Ms Hotovely, a religious nationalist and member of Benjamin Netanyahu’s Likud party, has confirmed she will accept the position speaking on Israeli Army Radio.

As settlements minister, she has campaigned vigorously for annexation and is vehemently opposed to the two-state solution to the Middle East conflict.

She has also caused controversy with a string of statements about Palestinians, Jerusalem and human rights activists working in the region.

Her appointment has enraged the UK’s Jewish residents as the international community focuses on Israel and its plans to annex swathes of the West Bank and other areas that Palestinians consider part of a potential future state.

Israelis protest against West Bank annexation

Israelis protest against West Bank annexation

The group British Jews Against Occupation has launched an online petition, calling on the UK government to reject Ms Hotovely’s nomination as an ambassador. “As British Jews we are clear: Tzipi Hotovely’s values and politics have no place in the UK,” the group has said.

The liberal British Jewish group Yachad has also responded with hostility to the outspoken politician’s new role.

Ms Hotovely’s appointment coincides with an open letter written to the current Israeli Ambassador, Mark Regev, from 40 leading Jewish figures denouncing Israel’s annexation plans.

Sir Ben Helfgott, one of Britain’s most famous Holocaust survivors, the historian Sir Simon Schama and the former Conservative foreign secretary Sir Malcolm Rifkind were among those who signed the open letter.

“It would in our view be a pyrrhic victory intensifying Israel’s political, diplomatic and economic challenges without yielding any tangible benefit,” the letter read.

“It would have grave consequences for the Palestinian people most obviously.
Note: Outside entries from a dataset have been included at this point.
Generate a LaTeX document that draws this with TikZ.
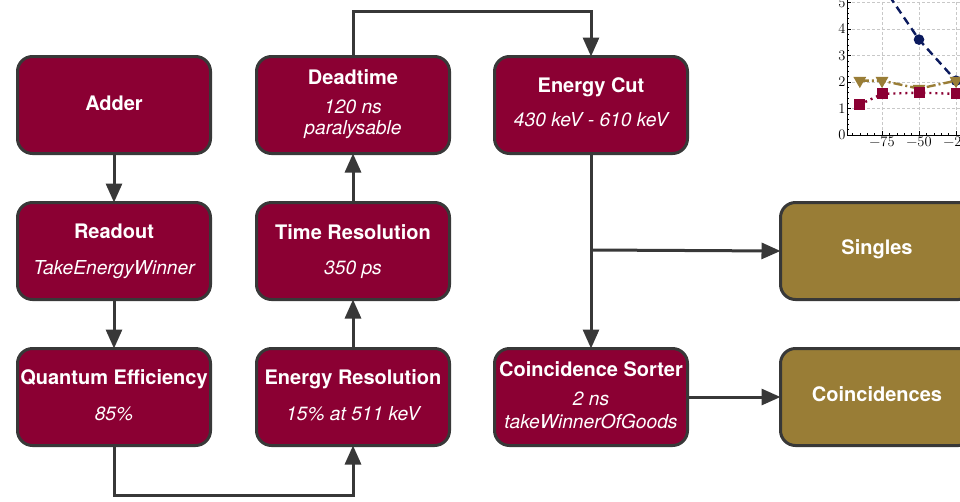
\documentclass[tikz,border=0pt]{standalone}
\usepackage[no-math]{fontspec}
\setmainfont{TeX Gyre Heros}
\usetikzlibrary{arrows.meta,plotmarks}
\definecolor{crim}{HTML}{8B0033}
\definecolor{gold}{HTML}{997D36}
\definecolor{edge}{HTML}{383838}
\definecolor{navy}{HTML}{0B1A5E}
\definecolor{gridc}{HTML}{C8C8C8}
\tikzset{
 box/.style={draw=edge, line width=3pt, rounded corners=15pt, minimum width=193pt, minimum height=97pt, inner sep=0pt, outer sep=0pt},
 procbox/.style={box, fill=crim},
 outbox/.style={box, fill=gold},
 ttltxt/.style={text=white, anchor=base, inner sep=0pt, font=\fontsize{20}{23}\selectfont\bfseries},
 subtxt/.style={text=white, anchor=base, inner sep=0pt, font=\fontsize{19.2}{22}\selectfont\itshape},
 arr/.style={draw=edge, line width=3pt, -{Triangle[length=19pt,width=16pt]}},
 numtxt/.style={inner sep=1.5pt, font=\fontfamily{lmr}\fontsize{14.5}{17}\selectfont},
}
\begin{document}
\begin{tikzpicture}[x=1pt,y=-1pt]
\clip (0,0) rectangle (960,501);
\fill[white] (0,0) rectangle (960,501);

% ---- plot fragment ----
\begin{scope}[shift={(993,135)}, x=1.48pt, y=26.5pt]
 \foreach \u in {-75,-50,-25}
   \draw[gridc, line width=0.9pt, dash pattern=on 3pt off 2pt] (\u,0) -- (\u,6);
 \foreach \v in {1,2,3,4,5}
   \draw[gridc, line width=0.9pt, dash pattern=on 3pt off 2pt] (-98.6,\v) -- (60,\v);
 \draw[black, line width=1pt] (-98.6,6) -- (-98.6,0) -- (60,0);
 \foreach \v in {0,1,2,3,4,5}{
   \draw[black, line width=0.8pt] (-98.6,\v) -- ++(4pt,0);
   \node[numtxt, anchor=east] (yl\v) at (-98.6,\v) {\v};
 }
 \foreach \v in {0.2,0.4,...,5.8}
   \draw[black, line width=0.6pt] (-98.6,\v) -- ++(2.2pt,0);
 \foreach \u in {-95,-90,...,10}
   \draw[black, line width=0.6pt] (\u,0) -- ++(0,2.2pt);
 \foreach \u/\w in {-75/75,-50/50,-25/25}{
   \draw[black, line width=0.8pt] (\u,0) -- ++(0,4pt);
   \node[numtxt, anchor=north] (xl\w) at (\u,0) {−\w};
 }
 \draw[navy, line width=2.4pt, dash pattern=on 8pt off 5pt, mark=*, mark size=4pt, mark options={solid}]
   plot coordinates {(-75,5.65) (-50,3.6) (-25,2.05) (0,1.1)};
 \draw[gold, line width=2.4pt, dash pattern=on 9pt off 3pt on 2pt off 3pt, mark=triangle*, mark size=5pt, mark options={solid, rotate=180}]
   plot coordinates {(-90,2.05) (-75,2.05) (-50,1.75) (-25,2.05) (0,2.1)};
 \draw[crim, line width=2.4pt, dash pattern=on 2pt off 4pt, mark=square*, mark size=4.3pt, mark options={solid}]
   plot coordinates {(-90,1.15) (-75,1.55) (-50,1.6) (-25,1.55) (0,1.55)};
\end{scope}

% ---- boxes ----
\node[procbox] (adder) at (114,105) {};
\node[procbox] (readout) at (114,251) {};
\node[procbox] (qe) at (114,397) {};
\node[procbox] (dead) at (353,105) {};
\node[procbox] (tres) at (353,251) {};
\node[procbox] (eres) at (353,397) {};
\node[procbox] (ecut) at (591,105) {};
\node[procbox] (csort) at (591,397) {};
\node[outbox] (singles) at (877,251) {};
\node[outbox] (coinc) at (877,397) {};

% ---- texts ----
\node[ttltxt] (t-adder) at (114,110) {Adder};
\node[ttltxt] (t-readout) at (114,238) {Readout};
\node[subtxt] (s-readout) at (114,274) {TakeEnergyWinner};
\node[ttltxt] (t-qe) at (114,384) {Quantum Efficiency};
\node[subtxt] (s-qe) at (114,420) {85\%};
\node[ttltxt] (t-dead) at (353,84) {Deadtime};
\node[subtxt] (s-dead1) at (353,113) {120 ns};
\node[subtxt] (s-dead2) at (353,134) {paralysable};
\node[ttltxt] (t-tres) at (353,239) {Time Resolution};
\node[subtxt] (s-tres) at (353,274) {350 ps};
\node[ttltxt] (t-eres) at (353,384) {Energy Resolution};
\node[subtxt] (s-eres) at (353,420) {15\% at 511 keV};
\node[ttltxt] (t-ecut) at (591,92) {Energy Cut};
\node[subtxt] (s-ecut) at (591,126) {430 keV - 610 keV};
\node[ttltxt] (t-csort) at (591,376) {Coincidence Sorter};
\node[subtxt] (s-csort1) at (591,405) {2 ns};
\node[subtxt] (s-csort2) at (591,428) {takeWinnerOfGoods};
\node[ttltxt] (t-singles) at (877,254) {Singles};
\node[ttltxt] (t-coinc) at (877,401) {Coincidences};

% ---- connectors ----
\draw[arr] (adder.south) -- (readout.north);
\draw[arr] (readout.south) -- (qe.north);
\draw[arr] (qe.south) -- ++(0,50) -| (eres.south);
\draw[arr] (eres.north) -- (tres.south);
\draw[arr] (tres.north) -- (dead.south);
\draw[arr] (dead.north) -- ++(0,-45) -| (ecut.north);
\draw[arr] (ecut.south) -- (csort.north);
\coordinate (branch) at (591,250);
\draw[arr] (branch) -- (singles.west);
\draw[arr] (csort.east) -- (coinc.west);
\end{tikzpicture}
\end{document}
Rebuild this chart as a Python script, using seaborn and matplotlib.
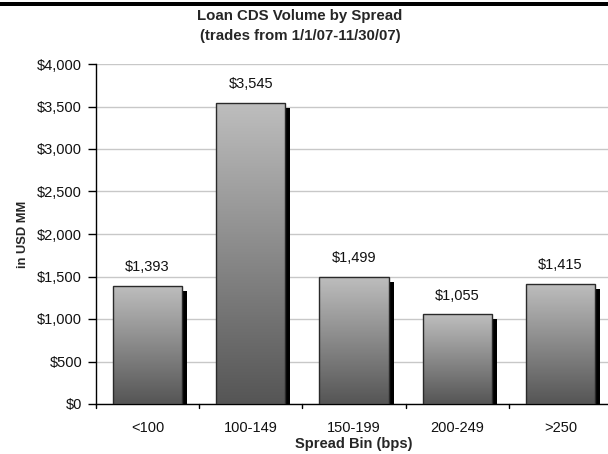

Israel’s international standing would also suffer and it is incompatible with the notion of Israel as both a Jewish and democratic state.”

Normally, Ms Hotovely’s acceptance by the UK would be a formality.  However there is precedent for a rejection. In 2015 Brazil refused to accept pro-settlement leader Dani Dayan as ambassador. The position of the UK government, as with the majority of the international community, is that Israel’s designs on annexation are illegal.

Britain and the EU have cautioned Mr Netanyahu against the annexation pledges, which the Israeli leader reiterated a number of times in recent months. With the US giving the green light to the plans, however, it remains unclear how it will react to annexation.